Toy Alfa-Romeo P2
Can toys be SuperFinds? The answer is clearly yes, absolutely. Take this ultra rare first series Alfa Romeo P2 toy by CIJ for example.
I found this model at exactly the wrong moment. I had no money to spare, was busy financing my recent book project and did not intend to buy another model. But this P2 stayed on my mind for weeks and weeks on end, going to bed and waking up with the same thought of owning it.
A dream of a pressed tinplate body, 21 inches long (53 cm), it had rubber tyres, a powerful clockwork motor and a working steering wheel. The highly detailed model was produced by CIJ (Compagnie Industrielle du Jouet) in Paris and started selling in the late ‘20s. The very first ones were given to renowned drivers like Tazio Nuvolari, Rudolf Caracciola and Antonio Ascari by Alfa Romeo themselves.
I’ve had many of these P2 models in my time, but none like this. It immediately felt more significant. Was this another model I couldn’t live without?
This model Alfa is totally unmolested, it still wears its original tyres (now hard as coal), its provenance is documented and the paint and artwork are untouched.
It was discovered in Mantova, still in its huge wooden box. In the box next to it was an original old postcard letter dated September 1933 from Alfa Romeo Mantova to Barone Franchetti presumably related to the presentation of the model to him. There was also an original postcard showing the Number 2 Alfa-Romeo P2 of Ascari winning the Grand Prix D’Europe at Spa-Francorchamps in 1925. The exact car that the toy was modeled after.
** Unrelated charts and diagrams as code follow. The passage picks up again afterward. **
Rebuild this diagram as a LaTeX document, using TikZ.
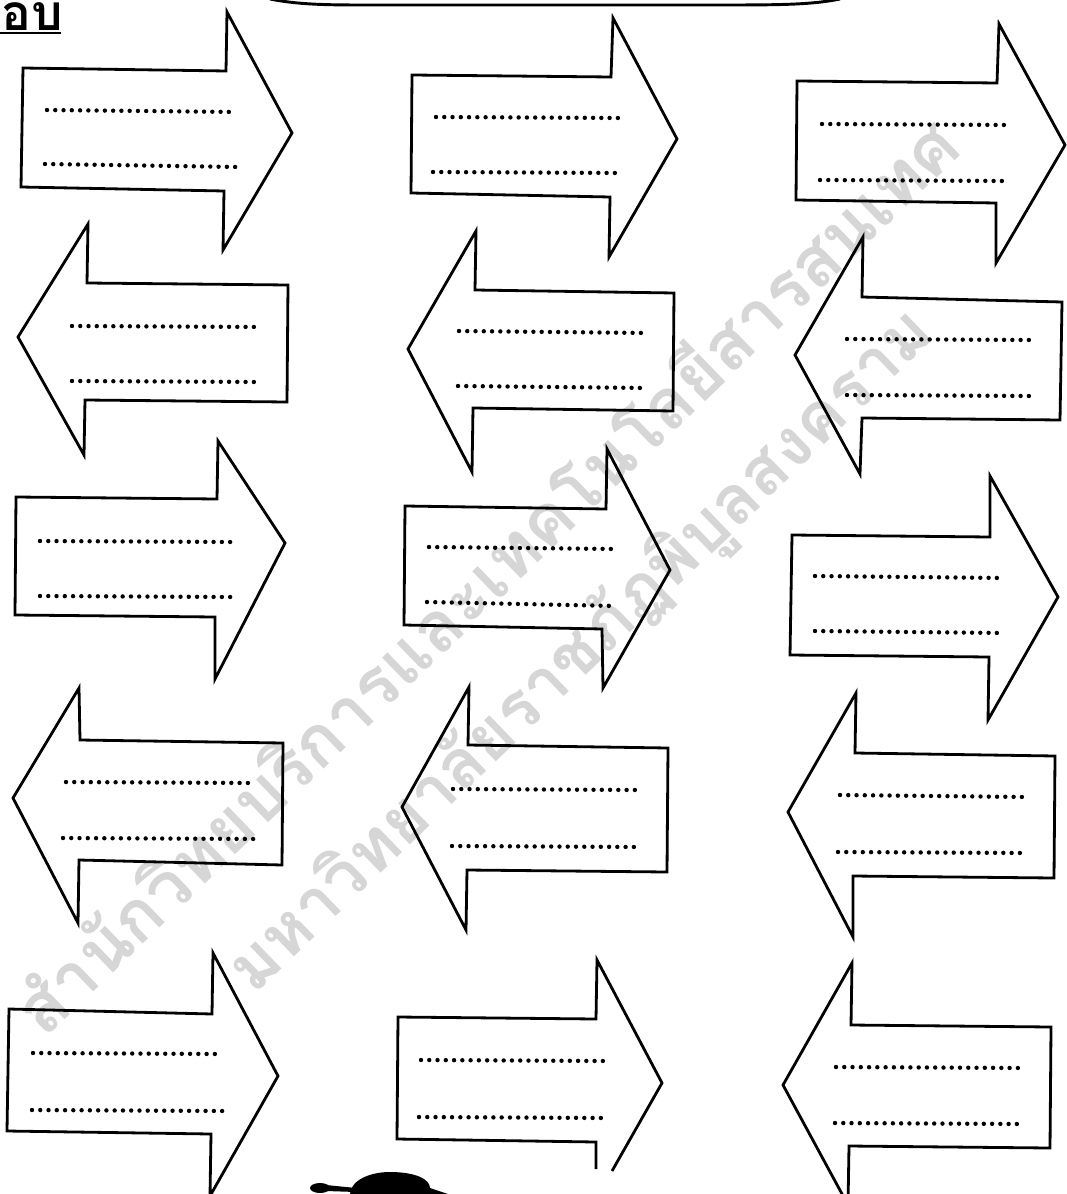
\documentclass[tikz,border=0pt]{standalone}
\usepackage{fontspec}
\usepackage{graphicx}
\newfontfamily\thaifont[Script=Thai]{Loma}
\tikzset{
  arrowshape/.style={draw=black, line width=2.1pt, line join=miter},
  dotline/.style={draw=black, line width=3.3pt, line cap=round, dash pattern=on 0pt off 6.2pt},
  wmark/.style={text=black!16, inner sep=0pt, rotate=44, anchor=center},
}
\begin{document}
\begin{tikzpicture}[x=0.75pt,y=-0.75pt]
\fill[white] (0,0) rectangle (1066,1194);
\useasboundingbox (0,0) rectangle (1066,1194);

% watermark
\node[wmark] (wm1) at (484,574) {\resizebox{958pt}{!}{\thaifont\bfseries สำนักวิทยบริการและเทคโนโลยีสารสนเทศ}};
\node[wmark] (wm2) at (582,652) {\resizebox{712pt}{!}{\thaifont\bfseries มหาวิทยาลัยราชภัฏพิบูลสงคราม}};

% header
\node[anchor=north west, inner sep=0pt] (title) at (1,2) {\resizebox{46pt}{!}{\thaifont\bfseries อบ}};
\draw[line width=1.6pt] (0,33) -- (61,33);
\draw[line width=2.2pt] (270,-1) .. controls (295,4) and (320,5) .. (360,5) -- (730,5) .. controls (790,5) and (815,4) .. (840,-1);

% row 1 (right)
\draw[arrowshape] (23,68) -- (226,71) -- (227,12) -- (292,133) -- (223,250) -- (224,191) -- (21,187) -- cycle;
\draw[arrowshape] (412,75) -- (611,77) -- (613,18) -- (677,139) -- (609,257) -- (610,197) -- (411,193) -- cycle;
\draw[arrowshape] (797,81) -- (997,83) -- (999,24) -- (1065,145) -- (996,263) -- (996,203) -- (796,200) -- cycle;
% row 2 (left)
\draw[arrowshape] (88,224) -- (87,283) -- (288,285) -- (287,402) -- (85,400) -- (84,455) -- (18,337) -- cycle;
\draw[arrowshape] (476,231) -- (475,290) -- (674,293) -- (673,411) -- (473,408) -- (472,472) -- (408,349) -- cycle;
\draw[arrowshape] (863,237) -- (862,297) -- (1062,302) -- (1060,420) -- (862,418) -- (860,474) -- (795,355) -- cycle;
% row 3 (right)
\draw[arrowshape] (16,497) -- (217,499) -- (218,441) -- (285,543) -- (215,679) -- (215,617) -- (15,615) -- cycle;
\draw[arrowshape] (405,506) -- (606,509) -- (607,449) -- (670,570) -- (603,688) -- (602,629) -- (404,625) -- cycle;
\draw[arrowshape] (792,535) -- (990,537) -- (990,476) -- (1058,597) -- (988,720) -- (989,657) -- (790,655) -- cycle;
% row 4 (left)
\draw[arrowshape] (79,688) -- (80,740) -- (283,743) -- (282,865) -- (79,860) -- (78,923) -- (13,798) -- cycle;
\draw[arrowshape] (469,687) -- (468,745) -- (668,748) -- (667,872) -- (467,870) -- (466,930) -- (402,807) -- cycle;
\draw[arrowshape] (856,693) -- (855,753) -- (1055,756) -- (1054,878) -- (853,876) -- (853,937) -- (788,812) -- cycle;
% row 5
\draw[arrowshape] (9,1009) -- (212,1014) -- (213,953) -- (278,1076) -- (210,1196) -- (211,1134) -- (7,1131) -- cycle;
\draw[arrowshape] (612,1171) -- (662,1083) -- (597,960) -- (596,1019) -- (398,1017) -- (397,1139) -- (596,1142) -- (596,1169);
\draw[arrowshape] (852,963) -- (851,1025) -- (1051,1027) -- (1050,1148) -- (849,1146) -- (848,1205) -- (783,1085) -- cycle;

% dotted answer lines
\draw[dotline] (47,110) -- (237,112);   \draw[dotline] (45,164) -- (238,167);
\draw[dotline] (436,117) -- (622,118);  \draw[dotline] (433,172) -- (622,173);
\draw[dotline] (822,124) -- (1008,125); \draw[dotline] (820,180) -- (1008,181);
\draw[dotline] (72,326) -- (262,327);   \draw[dotline] (72,381) -- (262,382);
\draw[dotline] (459,331) -- (648,333);  \draw[dotline] (458,386) -- (648,388);
\draw[dotline] (847,339) -- (1032,340); \draw[dotline] (847,395) -- (1033,396);
\draw[dotline] (40,541) -- (232,542);   \draw[dotline] (40,596) -- (232,597);
\draw[dotline] (429,547) -- (616,549);  \draw[dotline] (427,602) -- (616,606);
\draw[dotline] (815,576) -- (1004,578); \draw[dotline] (815,631) -- (1004,633);
\draw[dotline] (66,782) -- (256,783);   \draw[dotline] (63,838) -- (257,839);
\draw[dotline] (453,789) -- (641,790);  \draw[dotline] (452,846) -- (641,847);
\draw[dotline] (840,795) -- (1027,797); \draw[dotline] (838,852) -- (1028,853);
\draw[dotline] (33,1053) -- (223,1054); \draw[dotline] (32,1110) -- (224,1111);
\draw[dotline] (421,1060) -- (608,1061);\draw[dotline] (419,1117) -- (608,1118);
\draw[dotline] (836,1067) -- (1023,1068);\draw[dotline] (835,1123) -- (1024,1124);

% ink blob at bottom
\fill[black] (320,1188) ellipse[x radius=10, y radius=5];
\fill[black] (326,1185) -- (356,1188) -- (356,1192) -- (326,1191) -- cycle;
\fill[black] (350,1194) .. controls (351,1180) and (370,1172) .. (390,1172)
  .. controls (415,1172) and (430,1179) .. (430,1188) -- (448,1194) -- cycle;
\end{tikzpicture}
\end{document}
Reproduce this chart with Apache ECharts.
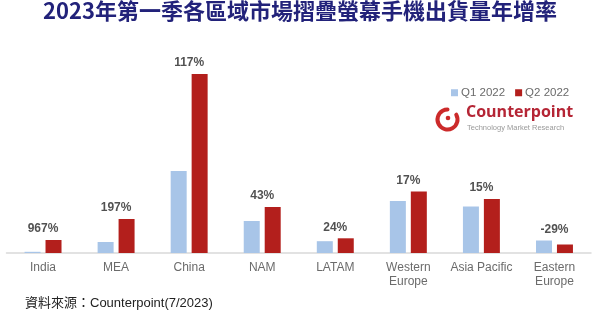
<!DOCTYPE html>
<html>
<head>
<meta charset="utf-8">
<script src="https://cdn.jsdelivr.net/npm/echarts@6/dist/echarts.min.js"></script>
<style>
  html, body { margin: 0; padding: 0; background: #fff; }
  #chart { width: 600px; height: 323px; }
</style>
</head>
<body>
<div id="chart"></div>
<script>
// Regions on the x axis
const regions = ['India', 'MEA', 'China', 'NAM', 'LATAM', 'Western\nEurope', 'Asia Pacific', 'Eastern\nEurope'];
// Foldable shipments per region (relative index)
const q1_2022 = [1.2, 11, 82, 32, 11.8, 52, 46.5, 12.5];
const q2_2022 = [13, 34, 179, 46, 14.7, 61.5, 54, 8.5];
// Year-on-year growth labels shown above each region
const growthLabels = ['967%', '197%', '117%', '43%', '24%', '17%', '15%', '-29%'];
const seriesNames = ['Q1 2022', 'Q2 2022'];

const latin = 'Liberation Sans, Arial, Noto Sans CJK TC, sans-serif';
const cjk = 'Noto Sans CJK TC, Liberation Sans, sans-serif';

// growth label sits above the taller bar of each pair
const labelAnchors = regions.map((r, i) => ({
  value: Math.max(q1_2022[i], q2_2022[i]),
  label: { formatter: growthLabels[i] }
}));

const chart = echarts.init(document.getElementById('chart'), null, { renderer: 'canvas' });
chart.setOption({
  animation: false,
  backgroundColor: '#ffffff',
  grid: { left: 6.5, right: 9, top: 53, bottom: 70 },
  legend: {
    data: seriesNames,
    left: 446, top: 82,
    itemWidth: 7, itemHeight: 7, itemGap: 10,
    icon: 'rect',
    textStyle: { fontFamily: latin, fontSize: 11.5, color: '#6a6a6a', padding: [0, 0, 0, -2] }
  },
  xAxis: {
    type: 'category',
    data: regions,
    axisLine: { lineStyle: { color: '#d9d9d9', width: 1.5 } },
    axisTick: { show: false },
    axisLabel: { fontFamily: latin, fontSize: 12, color: '#6b6b6b', margin: 8, lineHeight: 14, interval: 0 }
  },
  yAxis: { type: 'value', min: 0, max: 200, show: false, splitLine: { show: false } },
  series: [
    {
      name: seriesNames[0], type: 'bar', data: q1_2022,
      barWidth: 16, barGap: '31%',
      itemStyle: { color: '#a8c5e8' }
    },
    {
      name: seriesNames[1], type: 'bar', data: q2_2022,
      barWidth: 16,
      itemStyle: { color: '#b31f1c' }
    },
    {
      type: 'scatter', data: labelAnchors,
      symbolSize: 0, silent: true,
      label: {
        show: true, position: 'top', distance: 5,
        fontFamily: latin, fontSize: 12, fontWeight: 'bold', color: '#262626'
      }
    }
  ],
  graphic: [
    {
      type: 'text', left: 'center', top: 0,
      style: { text: '2023年第一季各區域市場摺疊螢幕手機出貨量年增率', fontFamily: cjk, fontSize: 22, fontWeight: 'bold', fill: '#22227a' }
    },
    {
      type: 'text', left: 25, top: 297,
      style: { text: '資料來源：Counterpoint(7/2023)', fontFamily: latin, fontSize: 13, fill: '#222222' }
    },
    // Counterpoint mark: open ring with a dot
    {
      type: 'arc', shape: { cx: 447.5, cy: 119.5, r: 10, startAngle: -Math.PI * 0.16, endAngle: -Math.PI * 0.5, clockwise: true },
      style: { stroke: '#cc2a2a', lineWidth: 4, fill: null, lineCap: 'round' }
    },
    {
      type: 'circle', shape: { cx: 448, cy: 118, r: 2.3 },
      style: { fill: '#cc2a2a' }
    },
    {
      type: 'text', left: 466, top: 104,
      style: { text: 'Counterpoint', fontFamily: 'Open Sans, sans-serif', fontSize: 16, fontWeight: 'bold', fill: '#b52535' }
    },
    {
      type: 'text', left: 467, top: 124,
      style: { text: 'Technology Market Research', fontFamily: latin, fontSize: 7.5, fill: '#9a9a9a' }
    }
  ]
});
</script>
</body>
</html>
Less than a month after winning in Belgium, Antonio Ascari died from injuries after crashing out in the lead of the French Grand Prix. Inside the cockpit of the model under the steering wheel there was a card commemorating the death of Antonio’s son Alberto. Presumably put there by the owner at a later stage. Clearly this was not a toy; it was (and still is) a shrine to a great motor racing family. Roughly translated the card reads:
He made a gift of his life to the conquests of the future, following the fate of his father who today welcomes him to the goal of the mystery of eternal peace.
This generous and invincible athlete raced on challenging tracks with the admiration of the world, but in his heart he dreamed of his children and his wife who live on to remember him with great sadness and pride.
It would be interesting to find out if Barone Franchetti ever bought an Alfa-Romeo after the model arrived in his castle in Mantova in 1933. Or did he have any significant Alfas already, like an 8C Monza perhaps? Or was he close to the Ascaris in some way? Does anyone know?